| What is asked |
Nothing after the line with "189, 17, 16]" belongs in the copy; extract the lines below from the top through that line, pictures left out.

════════════════════

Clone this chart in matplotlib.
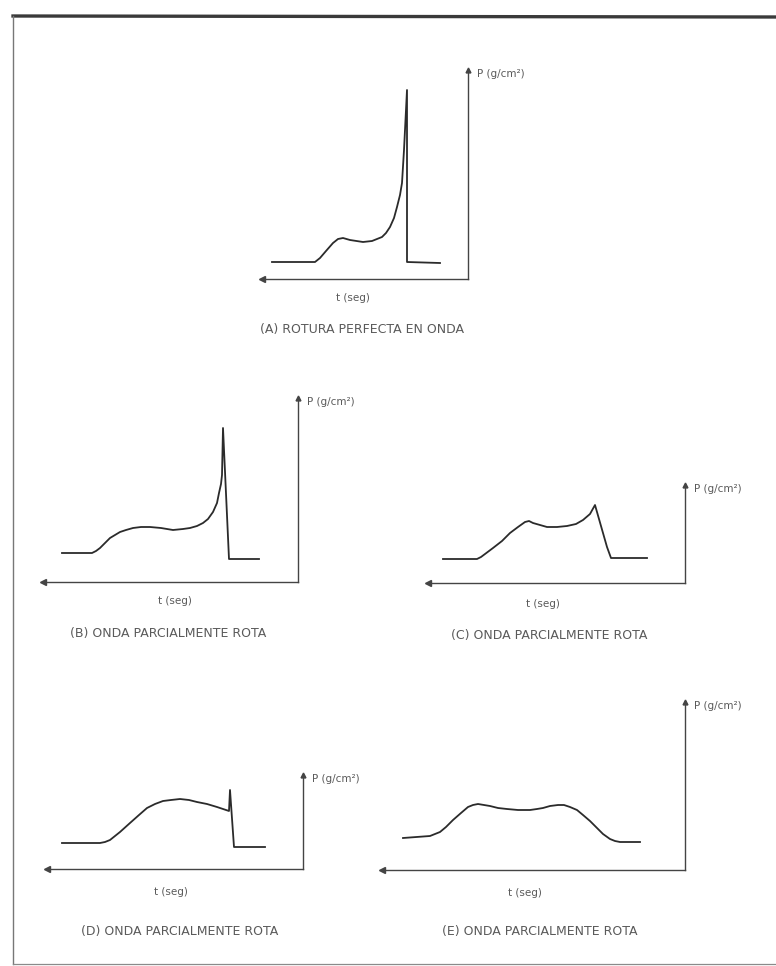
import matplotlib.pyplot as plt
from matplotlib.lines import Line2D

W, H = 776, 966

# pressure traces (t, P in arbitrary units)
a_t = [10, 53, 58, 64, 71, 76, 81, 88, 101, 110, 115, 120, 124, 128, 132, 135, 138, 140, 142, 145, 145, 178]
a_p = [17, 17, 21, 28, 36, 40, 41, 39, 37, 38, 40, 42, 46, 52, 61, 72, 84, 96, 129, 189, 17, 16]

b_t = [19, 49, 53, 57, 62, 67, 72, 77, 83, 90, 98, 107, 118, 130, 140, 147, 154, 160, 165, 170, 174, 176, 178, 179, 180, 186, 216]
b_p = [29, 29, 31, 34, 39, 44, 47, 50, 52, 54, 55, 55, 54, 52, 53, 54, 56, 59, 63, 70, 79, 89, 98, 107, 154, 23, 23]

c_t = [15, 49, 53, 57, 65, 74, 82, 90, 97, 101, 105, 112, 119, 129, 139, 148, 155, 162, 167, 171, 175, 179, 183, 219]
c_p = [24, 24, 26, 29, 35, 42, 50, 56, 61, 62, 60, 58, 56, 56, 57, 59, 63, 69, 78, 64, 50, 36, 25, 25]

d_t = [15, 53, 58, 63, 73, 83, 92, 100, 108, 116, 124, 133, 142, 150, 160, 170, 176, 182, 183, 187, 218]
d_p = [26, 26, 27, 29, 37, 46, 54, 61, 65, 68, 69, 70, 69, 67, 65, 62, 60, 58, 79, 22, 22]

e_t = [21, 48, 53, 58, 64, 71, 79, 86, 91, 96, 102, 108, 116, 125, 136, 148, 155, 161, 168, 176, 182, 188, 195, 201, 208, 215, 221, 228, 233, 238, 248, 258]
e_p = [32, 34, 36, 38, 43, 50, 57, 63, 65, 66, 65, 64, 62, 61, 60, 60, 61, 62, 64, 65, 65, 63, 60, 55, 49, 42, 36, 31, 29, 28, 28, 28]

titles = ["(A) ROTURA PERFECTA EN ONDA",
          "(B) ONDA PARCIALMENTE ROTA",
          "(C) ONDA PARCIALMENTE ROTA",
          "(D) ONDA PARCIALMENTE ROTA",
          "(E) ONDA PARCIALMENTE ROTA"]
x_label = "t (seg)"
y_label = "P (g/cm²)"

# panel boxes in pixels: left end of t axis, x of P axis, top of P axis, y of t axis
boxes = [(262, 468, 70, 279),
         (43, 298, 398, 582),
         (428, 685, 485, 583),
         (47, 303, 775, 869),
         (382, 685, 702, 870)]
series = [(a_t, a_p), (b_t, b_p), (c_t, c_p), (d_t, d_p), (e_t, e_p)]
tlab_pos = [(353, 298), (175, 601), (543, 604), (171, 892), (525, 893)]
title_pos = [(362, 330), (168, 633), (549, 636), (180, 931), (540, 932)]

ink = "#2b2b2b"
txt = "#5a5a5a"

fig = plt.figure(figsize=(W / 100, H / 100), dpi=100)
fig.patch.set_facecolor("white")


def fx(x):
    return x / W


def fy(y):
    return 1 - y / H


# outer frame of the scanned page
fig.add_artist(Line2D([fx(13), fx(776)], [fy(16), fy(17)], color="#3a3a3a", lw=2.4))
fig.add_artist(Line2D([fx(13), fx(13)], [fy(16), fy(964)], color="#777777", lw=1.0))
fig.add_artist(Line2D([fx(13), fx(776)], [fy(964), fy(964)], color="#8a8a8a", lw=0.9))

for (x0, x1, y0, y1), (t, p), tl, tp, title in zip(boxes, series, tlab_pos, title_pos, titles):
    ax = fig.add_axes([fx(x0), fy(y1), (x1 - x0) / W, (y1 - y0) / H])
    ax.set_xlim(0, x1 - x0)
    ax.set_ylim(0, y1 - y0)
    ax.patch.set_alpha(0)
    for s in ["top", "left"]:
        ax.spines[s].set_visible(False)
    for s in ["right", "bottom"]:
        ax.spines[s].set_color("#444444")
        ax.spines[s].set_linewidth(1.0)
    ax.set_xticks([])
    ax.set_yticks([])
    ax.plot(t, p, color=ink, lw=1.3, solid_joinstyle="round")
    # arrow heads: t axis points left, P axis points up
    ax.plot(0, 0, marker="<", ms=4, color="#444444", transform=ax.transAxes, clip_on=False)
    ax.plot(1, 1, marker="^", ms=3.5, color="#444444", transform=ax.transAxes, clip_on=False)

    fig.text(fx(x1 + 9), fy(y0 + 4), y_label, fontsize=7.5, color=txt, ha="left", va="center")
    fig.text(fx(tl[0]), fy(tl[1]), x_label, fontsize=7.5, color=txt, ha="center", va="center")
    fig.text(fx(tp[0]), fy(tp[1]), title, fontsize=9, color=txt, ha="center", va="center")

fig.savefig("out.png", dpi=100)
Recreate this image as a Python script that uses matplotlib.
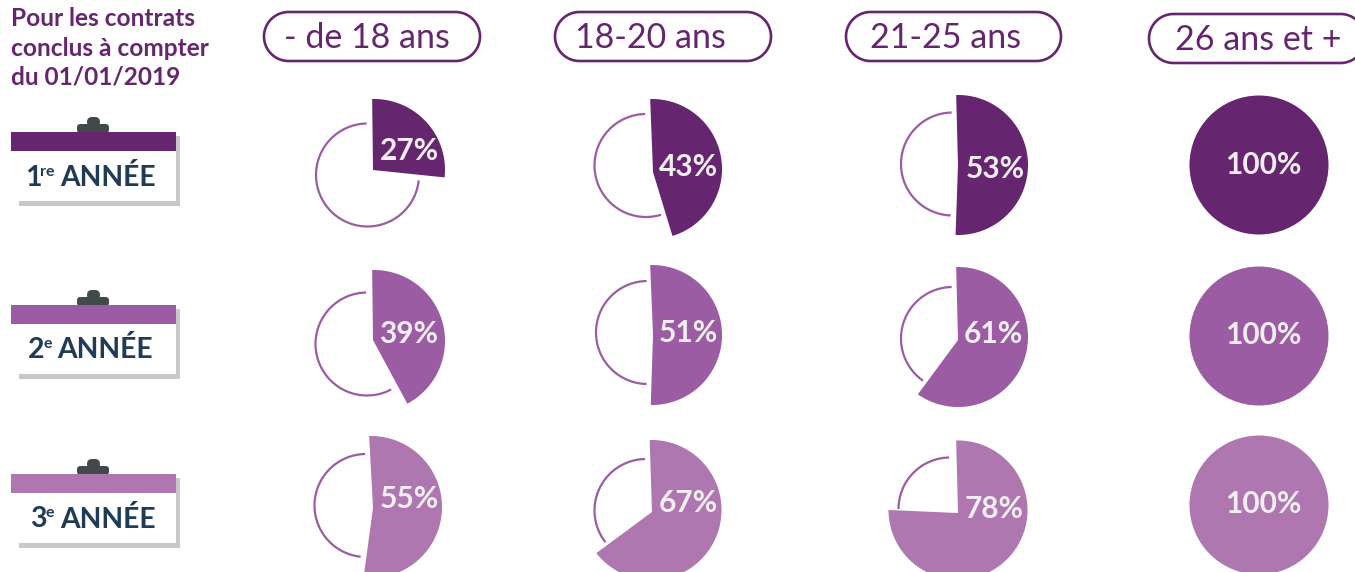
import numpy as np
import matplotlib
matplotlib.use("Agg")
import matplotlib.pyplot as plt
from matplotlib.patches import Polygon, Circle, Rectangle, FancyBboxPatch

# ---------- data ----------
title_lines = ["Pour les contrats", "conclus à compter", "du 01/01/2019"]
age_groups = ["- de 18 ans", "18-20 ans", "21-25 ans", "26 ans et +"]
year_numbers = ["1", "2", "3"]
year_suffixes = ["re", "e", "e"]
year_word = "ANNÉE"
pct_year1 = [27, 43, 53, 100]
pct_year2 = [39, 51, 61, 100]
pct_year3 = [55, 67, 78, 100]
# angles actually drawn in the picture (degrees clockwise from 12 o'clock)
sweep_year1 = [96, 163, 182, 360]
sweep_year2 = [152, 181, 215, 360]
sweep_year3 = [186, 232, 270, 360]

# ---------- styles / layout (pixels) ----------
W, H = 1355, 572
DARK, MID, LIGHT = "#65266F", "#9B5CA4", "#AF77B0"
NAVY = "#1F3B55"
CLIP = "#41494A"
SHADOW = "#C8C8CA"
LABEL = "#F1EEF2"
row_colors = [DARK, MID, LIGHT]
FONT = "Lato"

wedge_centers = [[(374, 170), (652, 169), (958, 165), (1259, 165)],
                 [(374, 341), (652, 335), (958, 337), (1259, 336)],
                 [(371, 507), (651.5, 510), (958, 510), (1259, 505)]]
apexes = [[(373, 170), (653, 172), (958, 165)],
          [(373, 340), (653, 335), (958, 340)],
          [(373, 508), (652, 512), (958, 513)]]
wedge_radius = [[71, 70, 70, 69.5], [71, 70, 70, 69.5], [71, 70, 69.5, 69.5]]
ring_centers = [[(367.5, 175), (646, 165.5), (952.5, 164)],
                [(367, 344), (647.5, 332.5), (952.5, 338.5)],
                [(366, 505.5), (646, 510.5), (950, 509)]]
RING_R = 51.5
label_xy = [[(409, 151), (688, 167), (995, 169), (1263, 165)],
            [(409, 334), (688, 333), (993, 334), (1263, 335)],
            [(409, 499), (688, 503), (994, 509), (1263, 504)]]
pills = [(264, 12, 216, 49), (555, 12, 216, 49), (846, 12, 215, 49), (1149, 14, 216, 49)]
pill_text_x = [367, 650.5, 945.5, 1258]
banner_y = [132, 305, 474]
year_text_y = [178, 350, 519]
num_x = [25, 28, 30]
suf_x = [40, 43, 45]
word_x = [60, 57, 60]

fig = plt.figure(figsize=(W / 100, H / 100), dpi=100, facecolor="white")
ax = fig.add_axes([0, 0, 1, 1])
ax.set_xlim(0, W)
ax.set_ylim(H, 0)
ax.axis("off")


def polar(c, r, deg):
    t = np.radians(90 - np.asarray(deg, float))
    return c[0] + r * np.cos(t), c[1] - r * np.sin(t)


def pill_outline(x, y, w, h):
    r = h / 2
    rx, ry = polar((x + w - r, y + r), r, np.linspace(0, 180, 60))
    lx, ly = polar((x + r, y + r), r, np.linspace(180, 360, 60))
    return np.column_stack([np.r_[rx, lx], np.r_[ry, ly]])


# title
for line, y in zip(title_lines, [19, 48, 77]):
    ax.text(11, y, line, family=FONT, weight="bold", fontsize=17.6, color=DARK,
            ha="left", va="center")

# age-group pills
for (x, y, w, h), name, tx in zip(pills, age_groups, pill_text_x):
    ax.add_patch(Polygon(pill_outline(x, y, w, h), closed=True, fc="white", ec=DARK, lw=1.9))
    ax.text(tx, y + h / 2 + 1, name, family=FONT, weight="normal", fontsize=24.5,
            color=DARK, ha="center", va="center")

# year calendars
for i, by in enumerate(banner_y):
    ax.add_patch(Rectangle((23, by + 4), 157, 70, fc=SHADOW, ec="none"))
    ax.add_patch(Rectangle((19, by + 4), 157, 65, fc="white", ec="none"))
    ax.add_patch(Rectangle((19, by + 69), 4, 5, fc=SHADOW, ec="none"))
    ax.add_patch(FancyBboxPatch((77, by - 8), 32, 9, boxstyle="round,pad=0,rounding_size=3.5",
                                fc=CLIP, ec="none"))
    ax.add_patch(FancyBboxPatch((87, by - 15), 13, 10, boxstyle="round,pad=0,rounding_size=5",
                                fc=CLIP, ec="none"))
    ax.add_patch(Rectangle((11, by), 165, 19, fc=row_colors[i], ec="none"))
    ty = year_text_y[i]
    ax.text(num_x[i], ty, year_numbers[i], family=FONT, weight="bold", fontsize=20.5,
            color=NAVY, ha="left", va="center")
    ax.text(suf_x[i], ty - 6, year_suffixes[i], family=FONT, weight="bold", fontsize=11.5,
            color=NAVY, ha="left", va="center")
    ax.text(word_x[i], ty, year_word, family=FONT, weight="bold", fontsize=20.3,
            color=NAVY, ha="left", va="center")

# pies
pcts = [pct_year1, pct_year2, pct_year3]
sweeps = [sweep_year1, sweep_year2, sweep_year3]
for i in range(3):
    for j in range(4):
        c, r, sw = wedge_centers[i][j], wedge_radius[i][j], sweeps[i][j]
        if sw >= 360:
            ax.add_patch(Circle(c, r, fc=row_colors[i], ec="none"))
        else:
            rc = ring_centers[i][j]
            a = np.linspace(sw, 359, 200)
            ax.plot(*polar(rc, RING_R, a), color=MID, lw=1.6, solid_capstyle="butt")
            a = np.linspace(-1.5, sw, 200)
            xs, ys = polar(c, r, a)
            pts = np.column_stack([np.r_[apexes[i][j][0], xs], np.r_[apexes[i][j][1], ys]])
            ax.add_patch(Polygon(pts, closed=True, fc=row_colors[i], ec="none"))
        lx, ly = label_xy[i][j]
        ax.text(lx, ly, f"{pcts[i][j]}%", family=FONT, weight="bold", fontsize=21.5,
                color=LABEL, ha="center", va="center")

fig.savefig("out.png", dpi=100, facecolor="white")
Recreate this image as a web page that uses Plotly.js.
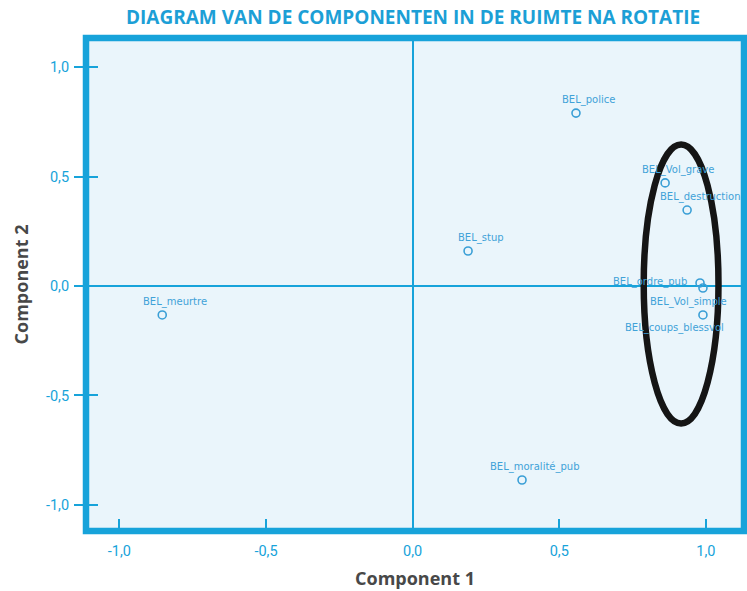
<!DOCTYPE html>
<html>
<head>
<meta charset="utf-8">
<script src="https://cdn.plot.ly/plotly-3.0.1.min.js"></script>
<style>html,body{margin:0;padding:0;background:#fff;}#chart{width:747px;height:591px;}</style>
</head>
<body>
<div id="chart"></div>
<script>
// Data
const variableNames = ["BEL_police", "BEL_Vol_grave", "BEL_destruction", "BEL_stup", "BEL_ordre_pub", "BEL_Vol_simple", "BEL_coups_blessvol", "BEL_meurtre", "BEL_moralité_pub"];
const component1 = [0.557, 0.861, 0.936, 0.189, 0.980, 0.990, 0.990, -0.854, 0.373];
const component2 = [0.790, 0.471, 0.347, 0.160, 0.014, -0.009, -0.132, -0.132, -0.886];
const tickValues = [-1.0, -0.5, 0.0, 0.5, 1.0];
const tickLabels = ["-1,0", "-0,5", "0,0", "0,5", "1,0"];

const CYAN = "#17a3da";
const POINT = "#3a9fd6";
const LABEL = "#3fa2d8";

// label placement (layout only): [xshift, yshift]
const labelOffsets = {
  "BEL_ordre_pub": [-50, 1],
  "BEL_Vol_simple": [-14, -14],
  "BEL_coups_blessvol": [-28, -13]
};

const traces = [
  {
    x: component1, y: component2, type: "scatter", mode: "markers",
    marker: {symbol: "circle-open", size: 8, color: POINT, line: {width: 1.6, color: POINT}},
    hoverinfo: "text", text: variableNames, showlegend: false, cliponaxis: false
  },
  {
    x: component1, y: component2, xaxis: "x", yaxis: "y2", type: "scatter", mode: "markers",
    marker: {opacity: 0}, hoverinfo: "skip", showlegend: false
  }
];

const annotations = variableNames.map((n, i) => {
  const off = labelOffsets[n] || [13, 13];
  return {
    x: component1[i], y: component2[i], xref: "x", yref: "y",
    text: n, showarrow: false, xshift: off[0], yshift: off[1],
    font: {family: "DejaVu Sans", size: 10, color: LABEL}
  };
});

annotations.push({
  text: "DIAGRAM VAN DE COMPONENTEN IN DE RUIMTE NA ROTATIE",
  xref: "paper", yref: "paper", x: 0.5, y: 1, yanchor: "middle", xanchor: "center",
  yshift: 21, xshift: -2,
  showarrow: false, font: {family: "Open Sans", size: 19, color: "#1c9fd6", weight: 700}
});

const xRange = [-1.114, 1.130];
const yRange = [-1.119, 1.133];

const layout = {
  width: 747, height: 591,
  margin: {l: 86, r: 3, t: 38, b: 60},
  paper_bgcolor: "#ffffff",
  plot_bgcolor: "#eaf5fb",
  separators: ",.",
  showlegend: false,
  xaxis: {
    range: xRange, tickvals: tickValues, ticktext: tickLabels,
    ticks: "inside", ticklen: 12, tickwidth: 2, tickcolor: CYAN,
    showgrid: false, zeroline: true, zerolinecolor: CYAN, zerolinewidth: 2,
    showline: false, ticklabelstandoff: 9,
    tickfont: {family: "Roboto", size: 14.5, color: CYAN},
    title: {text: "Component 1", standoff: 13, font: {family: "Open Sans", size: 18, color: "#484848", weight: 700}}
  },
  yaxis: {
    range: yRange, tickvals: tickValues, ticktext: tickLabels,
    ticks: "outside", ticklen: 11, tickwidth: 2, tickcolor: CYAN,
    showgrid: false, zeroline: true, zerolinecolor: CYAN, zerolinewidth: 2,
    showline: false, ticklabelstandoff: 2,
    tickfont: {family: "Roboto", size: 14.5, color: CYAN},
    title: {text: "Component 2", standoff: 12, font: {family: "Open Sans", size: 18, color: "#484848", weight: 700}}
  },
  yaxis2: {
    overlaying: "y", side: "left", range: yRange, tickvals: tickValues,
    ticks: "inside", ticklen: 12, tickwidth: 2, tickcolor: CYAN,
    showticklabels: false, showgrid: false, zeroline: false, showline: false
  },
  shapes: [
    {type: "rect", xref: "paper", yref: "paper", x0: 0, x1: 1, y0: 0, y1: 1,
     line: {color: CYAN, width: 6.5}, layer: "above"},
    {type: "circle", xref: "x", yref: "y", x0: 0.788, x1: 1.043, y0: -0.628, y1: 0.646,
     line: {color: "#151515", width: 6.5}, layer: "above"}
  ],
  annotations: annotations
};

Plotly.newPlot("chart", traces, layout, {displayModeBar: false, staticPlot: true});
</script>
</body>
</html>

════════════════════

| Result below |
Clone this chart in matplotlib.
import matplotlib.pyplot as plt
from matplotlib.lines import Line2D

W, H = 776, 966

# pressure traces (t, P in arbitrary units)
a_t = [10, 53, 58, 64, 71, 76, 81, 88, 101, 110, 115, 120, 124, 128, 132, 135, 138, 140, 142, 145, 145, 178]
a_p = [17, 17, 21, 28, 36, 40, 41, 39, 37, 38, 40, 42, 46, 52, 61, 72, 84, 96, 129, 189, 17, 16]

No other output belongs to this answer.